### Short problem:
Take the lines from the beginning of the material through the line containing "-- (axis cs:-1.2,1);" and retype them exactly, leaving the pictures out.

** Begin Data excerpt **

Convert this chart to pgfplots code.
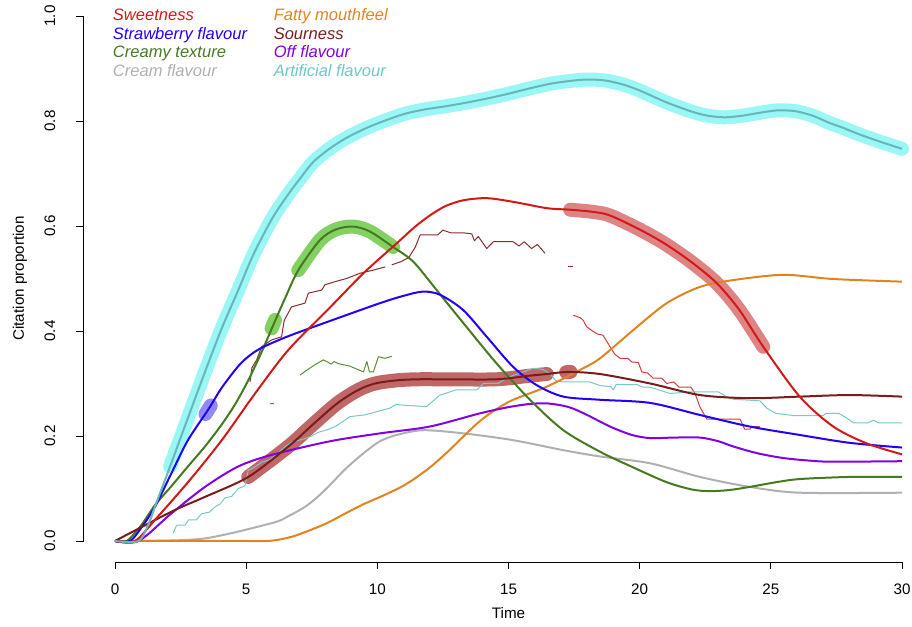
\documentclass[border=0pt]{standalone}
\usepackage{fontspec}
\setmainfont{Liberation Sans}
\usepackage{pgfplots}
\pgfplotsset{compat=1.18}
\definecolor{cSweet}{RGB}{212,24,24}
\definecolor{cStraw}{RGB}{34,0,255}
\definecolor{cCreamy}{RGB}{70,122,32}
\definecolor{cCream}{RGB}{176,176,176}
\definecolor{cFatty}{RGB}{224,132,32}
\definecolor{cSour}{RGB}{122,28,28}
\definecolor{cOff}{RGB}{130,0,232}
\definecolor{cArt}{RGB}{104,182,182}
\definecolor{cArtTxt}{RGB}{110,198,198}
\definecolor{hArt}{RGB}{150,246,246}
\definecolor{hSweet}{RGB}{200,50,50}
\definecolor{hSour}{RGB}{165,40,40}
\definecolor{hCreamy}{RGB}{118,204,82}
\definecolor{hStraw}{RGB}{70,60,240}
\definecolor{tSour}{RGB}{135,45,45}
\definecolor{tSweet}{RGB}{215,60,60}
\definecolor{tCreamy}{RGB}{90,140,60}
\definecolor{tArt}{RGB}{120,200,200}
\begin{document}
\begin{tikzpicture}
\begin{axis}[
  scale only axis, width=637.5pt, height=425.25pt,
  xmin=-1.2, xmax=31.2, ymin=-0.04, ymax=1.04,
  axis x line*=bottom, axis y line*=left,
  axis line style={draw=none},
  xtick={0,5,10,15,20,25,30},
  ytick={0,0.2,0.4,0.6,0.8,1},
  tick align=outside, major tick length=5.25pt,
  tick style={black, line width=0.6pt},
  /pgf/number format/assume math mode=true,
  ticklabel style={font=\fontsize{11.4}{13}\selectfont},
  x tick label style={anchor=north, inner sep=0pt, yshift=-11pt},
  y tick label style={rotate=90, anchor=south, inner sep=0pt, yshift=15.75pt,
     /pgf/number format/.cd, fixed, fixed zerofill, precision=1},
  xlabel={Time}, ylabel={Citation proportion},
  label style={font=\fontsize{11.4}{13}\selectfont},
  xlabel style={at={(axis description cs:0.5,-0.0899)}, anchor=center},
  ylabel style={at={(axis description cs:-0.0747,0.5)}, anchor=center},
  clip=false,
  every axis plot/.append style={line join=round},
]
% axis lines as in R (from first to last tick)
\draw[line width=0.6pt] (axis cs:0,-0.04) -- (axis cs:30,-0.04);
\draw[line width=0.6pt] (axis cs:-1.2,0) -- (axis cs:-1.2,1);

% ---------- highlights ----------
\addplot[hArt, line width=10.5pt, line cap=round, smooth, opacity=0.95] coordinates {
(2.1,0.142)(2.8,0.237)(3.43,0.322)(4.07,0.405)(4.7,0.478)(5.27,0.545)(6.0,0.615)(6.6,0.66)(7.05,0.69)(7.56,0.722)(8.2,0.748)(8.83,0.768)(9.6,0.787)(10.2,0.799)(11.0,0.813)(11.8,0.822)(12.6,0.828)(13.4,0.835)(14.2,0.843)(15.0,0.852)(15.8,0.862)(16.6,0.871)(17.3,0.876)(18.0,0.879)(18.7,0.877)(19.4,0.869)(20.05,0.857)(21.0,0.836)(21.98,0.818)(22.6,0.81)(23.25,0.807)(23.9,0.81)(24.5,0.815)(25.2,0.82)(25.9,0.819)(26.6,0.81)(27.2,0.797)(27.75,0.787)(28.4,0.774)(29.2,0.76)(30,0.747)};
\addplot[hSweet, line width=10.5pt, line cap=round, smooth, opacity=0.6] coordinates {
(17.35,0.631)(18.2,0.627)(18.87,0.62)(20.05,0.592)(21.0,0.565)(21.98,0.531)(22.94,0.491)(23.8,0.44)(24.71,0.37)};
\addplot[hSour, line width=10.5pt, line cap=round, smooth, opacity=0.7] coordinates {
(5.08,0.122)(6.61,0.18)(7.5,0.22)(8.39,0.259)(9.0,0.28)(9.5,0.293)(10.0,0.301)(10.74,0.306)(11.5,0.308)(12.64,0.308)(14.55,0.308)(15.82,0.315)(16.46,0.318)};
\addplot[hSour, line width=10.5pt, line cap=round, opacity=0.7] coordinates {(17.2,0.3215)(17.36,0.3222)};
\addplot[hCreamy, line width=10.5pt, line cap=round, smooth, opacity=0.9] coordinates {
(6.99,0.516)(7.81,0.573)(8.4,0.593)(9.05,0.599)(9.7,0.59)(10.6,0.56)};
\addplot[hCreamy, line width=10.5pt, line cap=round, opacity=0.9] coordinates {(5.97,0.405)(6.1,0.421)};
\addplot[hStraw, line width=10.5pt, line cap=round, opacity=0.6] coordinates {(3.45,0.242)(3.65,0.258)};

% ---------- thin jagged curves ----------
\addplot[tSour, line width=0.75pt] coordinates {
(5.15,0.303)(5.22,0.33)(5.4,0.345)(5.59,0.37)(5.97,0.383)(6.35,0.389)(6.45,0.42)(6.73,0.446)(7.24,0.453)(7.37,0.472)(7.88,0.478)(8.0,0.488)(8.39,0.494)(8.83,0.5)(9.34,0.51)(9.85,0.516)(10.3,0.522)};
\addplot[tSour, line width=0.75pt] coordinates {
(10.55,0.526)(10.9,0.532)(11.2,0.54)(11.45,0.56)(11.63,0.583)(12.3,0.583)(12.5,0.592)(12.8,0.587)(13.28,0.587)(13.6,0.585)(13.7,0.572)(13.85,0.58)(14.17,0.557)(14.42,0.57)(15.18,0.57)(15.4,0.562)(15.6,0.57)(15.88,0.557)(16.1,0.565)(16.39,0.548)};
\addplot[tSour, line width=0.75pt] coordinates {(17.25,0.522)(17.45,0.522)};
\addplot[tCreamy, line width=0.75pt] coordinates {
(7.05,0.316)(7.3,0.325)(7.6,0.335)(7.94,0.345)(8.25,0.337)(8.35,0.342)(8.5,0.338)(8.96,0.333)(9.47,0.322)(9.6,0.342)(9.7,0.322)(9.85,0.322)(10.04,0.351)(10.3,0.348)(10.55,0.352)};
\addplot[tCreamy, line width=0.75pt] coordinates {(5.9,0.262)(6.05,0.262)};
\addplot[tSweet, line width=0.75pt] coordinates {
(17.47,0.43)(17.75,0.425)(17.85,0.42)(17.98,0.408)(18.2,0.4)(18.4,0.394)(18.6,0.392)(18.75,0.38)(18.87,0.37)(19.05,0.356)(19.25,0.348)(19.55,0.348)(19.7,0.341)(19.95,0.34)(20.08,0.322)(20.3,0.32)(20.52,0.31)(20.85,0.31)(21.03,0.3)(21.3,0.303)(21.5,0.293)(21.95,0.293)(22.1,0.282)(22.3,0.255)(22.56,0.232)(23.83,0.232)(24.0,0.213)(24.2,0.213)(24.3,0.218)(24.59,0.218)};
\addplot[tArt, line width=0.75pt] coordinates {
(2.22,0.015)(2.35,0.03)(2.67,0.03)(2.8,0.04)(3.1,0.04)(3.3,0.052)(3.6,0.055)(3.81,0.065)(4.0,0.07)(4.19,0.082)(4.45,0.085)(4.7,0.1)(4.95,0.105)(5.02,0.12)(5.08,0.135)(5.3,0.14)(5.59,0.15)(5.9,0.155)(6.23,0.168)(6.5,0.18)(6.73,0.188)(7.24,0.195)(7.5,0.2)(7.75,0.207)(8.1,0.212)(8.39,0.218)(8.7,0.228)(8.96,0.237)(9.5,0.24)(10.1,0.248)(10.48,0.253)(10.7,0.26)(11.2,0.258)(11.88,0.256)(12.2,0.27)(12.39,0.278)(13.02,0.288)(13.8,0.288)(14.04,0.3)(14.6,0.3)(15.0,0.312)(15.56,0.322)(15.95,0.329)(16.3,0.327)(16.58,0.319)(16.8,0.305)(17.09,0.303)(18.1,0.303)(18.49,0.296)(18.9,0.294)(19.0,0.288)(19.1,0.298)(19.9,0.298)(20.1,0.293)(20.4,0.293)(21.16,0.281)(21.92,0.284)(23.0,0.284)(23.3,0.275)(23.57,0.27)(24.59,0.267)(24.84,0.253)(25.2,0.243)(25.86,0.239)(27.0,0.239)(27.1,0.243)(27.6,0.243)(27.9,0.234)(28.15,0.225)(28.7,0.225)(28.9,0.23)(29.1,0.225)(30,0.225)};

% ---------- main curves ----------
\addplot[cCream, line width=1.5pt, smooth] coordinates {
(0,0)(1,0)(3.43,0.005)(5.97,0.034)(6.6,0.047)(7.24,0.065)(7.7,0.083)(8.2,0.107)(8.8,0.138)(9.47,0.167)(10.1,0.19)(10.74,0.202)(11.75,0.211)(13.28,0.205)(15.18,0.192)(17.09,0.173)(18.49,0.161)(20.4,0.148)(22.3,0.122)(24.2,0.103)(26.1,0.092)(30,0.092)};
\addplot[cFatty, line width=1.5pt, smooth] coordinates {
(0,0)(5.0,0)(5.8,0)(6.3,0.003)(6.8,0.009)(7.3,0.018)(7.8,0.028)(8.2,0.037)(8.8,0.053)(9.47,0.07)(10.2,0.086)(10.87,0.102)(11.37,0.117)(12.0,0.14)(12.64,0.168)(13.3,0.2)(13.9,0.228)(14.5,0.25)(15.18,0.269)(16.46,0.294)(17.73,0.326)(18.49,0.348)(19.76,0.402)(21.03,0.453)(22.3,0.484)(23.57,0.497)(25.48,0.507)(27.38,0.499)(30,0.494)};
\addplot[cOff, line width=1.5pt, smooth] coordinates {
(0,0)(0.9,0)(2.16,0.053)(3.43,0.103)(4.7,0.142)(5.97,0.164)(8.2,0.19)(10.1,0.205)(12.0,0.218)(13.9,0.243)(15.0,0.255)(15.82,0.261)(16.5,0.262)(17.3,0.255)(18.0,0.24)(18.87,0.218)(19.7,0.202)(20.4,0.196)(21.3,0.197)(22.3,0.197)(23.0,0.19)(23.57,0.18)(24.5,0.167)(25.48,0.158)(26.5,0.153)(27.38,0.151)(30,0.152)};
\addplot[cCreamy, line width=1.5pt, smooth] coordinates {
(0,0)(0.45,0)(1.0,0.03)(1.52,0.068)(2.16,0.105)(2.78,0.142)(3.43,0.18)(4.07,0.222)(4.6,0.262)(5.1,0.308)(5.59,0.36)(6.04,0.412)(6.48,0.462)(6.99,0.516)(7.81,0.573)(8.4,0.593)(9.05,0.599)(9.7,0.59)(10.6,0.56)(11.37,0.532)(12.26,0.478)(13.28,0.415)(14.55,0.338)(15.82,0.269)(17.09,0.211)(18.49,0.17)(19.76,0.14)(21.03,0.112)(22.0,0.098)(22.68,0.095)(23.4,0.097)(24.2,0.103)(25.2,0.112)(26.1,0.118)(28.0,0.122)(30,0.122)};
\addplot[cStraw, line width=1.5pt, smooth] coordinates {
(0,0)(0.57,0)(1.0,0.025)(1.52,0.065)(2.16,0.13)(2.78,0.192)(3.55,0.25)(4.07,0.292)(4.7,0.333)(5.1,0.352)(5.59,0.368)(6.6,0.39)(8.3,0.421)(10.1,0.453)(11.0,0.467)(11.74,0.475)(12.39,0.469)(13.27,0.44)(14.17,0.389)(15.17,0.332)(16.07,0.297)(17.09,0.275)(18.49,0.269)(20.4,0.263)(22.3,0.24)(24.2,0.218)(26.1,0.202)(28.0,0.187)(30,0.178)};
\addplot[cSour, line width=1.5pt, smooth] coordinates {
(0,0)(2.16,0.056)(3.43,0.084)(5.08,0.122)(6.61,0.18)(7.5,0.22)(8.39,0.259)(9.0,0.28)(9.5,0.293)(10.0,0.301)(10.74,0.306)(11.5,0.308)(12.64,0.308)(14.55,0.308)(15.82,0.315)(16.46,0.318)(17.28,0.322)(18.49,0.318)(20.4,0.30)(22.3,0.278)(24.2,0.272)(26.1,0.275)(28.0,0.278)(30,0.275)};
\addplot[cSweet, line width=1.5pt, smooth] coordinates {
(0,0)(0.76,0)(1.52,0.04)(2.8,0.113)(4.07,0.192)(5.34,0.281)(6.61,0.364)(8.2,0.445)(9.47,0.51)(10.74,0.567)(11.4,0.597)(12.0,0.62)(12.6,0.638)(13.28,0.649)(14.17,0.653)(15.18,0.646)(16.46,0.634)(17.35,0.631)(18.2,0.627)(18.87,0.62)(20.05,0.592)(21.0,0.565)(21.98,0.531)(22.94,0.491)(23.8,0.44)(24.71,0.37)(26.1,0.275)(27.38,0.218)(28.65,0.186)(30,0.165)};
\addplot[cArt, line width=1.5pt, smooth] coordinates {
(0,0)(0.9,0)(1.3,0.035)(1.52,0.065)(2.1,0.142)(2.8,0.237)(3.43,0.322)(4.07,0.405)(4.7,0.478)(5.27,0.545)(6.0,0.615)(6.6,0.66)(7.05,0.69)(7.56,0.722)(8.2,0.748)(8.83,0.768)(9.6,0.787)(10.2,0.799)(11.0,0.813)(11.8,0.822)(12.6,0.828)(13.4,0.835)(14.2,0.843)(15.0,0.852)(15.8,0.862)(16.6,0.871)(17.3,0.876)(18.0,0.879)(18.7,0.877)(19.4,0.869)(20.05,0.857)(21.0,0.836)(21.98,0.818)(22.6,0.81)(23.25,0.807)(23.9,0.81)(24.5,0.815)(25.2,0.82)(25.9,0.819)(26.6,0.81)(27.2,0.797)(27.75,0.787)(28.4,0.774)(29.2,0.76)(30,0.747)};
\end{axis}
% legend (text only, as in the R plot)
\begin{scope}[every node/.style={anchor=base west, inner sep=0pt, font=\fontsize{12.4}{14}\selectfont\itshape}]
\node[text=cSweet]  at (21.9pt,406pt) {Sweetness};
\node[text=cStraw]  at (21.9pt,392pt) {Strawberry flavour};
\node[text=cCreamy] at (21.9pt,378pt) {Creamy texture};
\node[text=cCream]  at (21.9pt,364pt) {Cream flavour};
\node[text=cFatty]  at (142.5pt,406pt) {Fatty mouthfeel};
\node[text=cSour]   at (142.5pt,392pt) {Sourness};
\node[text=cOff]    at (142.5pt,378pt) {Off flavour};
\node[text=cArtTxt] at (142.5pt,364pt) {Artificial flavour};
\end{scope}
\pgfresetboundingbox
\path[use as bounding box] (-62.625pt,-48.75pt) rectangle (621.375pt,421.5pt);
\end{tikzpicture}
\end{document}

** End Data excerpt **

### Full answer:
Convert this chart to pgfplots code.
\documentclass[border=0pt]{standalone}
\usepackage{fontspec}
\setmainfont{Liberation Sans}
\usepackage{pgfplots}
\pgfplotsset{compat=1.18}
\definecolor{cSweet}{RGB}{212,24,24}
\definecolor{cStraw}{RGB}{34,0,255}
\definecolor{cCreamy}{RGB}{70,122,32}
\definecolor{cCream}{RGB}{176,176,176}
\definecolor{cFatty}{RGB}{224,132,32}
\definecolor{cSour}{RGB}{122,28,28}
\definecolor{cOff}{RGB}{130,0,232}
\definecolor{cArt}{RGB}{104,182,182}
\definecolor{cArtTxt}{RGB}{110,198,198}
\definecolor{hArt}{RGB}{150,246,246}
\definecolor{hSweet}{RGB}{200,50,50}
\definecolor{hSour}{RGB}{165,40,40}
\definecolor{hCreamy}{RGB}{118,204,82}
\definecolor{hStraw}{RGB}{70,60,240}
\definecolor{tSour}{RGB}{135,45,45}
\definecolor{tSweet}{RGB}{215,60,60}
\definecolor{tCreamy}{RGB}{90,140,60}
\definecolor{tArt}{RGB}{120,200,200}
\begin{document}
\begin{tikzpicture}
\begin{axis}[
  scale only axis, width=637.5pt, height=425.25pt,
  xmin=-1.2, xmax=31.2, ymin=-0.04, ymax=1.04,
  axis x line*=bottom, axis y line*=left,
  axis line style={draw=none},
  xtick={0,5,10,15,20,25,30},
  ytick={0,0.2,0.4,0.6,0.8,1},
  tick align=outside, major tick length=5.25pt,
  tick style={black, line width=0.6pt},
  /pgf/number format/assume math mode=true,
  ticklabel style={font=\fontsize{11.4}{13}\selectfont},
  x tick label style={anchor=north, inner sep=0pt, yshift=-11pt},
  y tick label style={rotate=90, anchor=south, inner sep=0pt, yshift=15.75pt,
     /pgf/number format/.cd, fixed, fixed zerofill, precision=1},
  xlabel={Time}, ylabel={Citation proportion},
  label style={font=\fontsize{11.4}{13}\selectfont},
  xlabel style={at={(axis description cs:0.5,-0.0899)}, anchor=center},
  ylabel style={at={(axis description cs:-0.0747,0.5)}, anchor=center},
  clip=false,
  every axis plot/.append style={line join=round},
]
% axis lines as in R (from first to last tick)
\draw[line width=0.6pt] (axis cs:0,-0.04) -- (axis cs:30,-0.04);
\draw[line width=0.6pt] (axis cs:-1.2,0) -- (axis cs:-1.2,1);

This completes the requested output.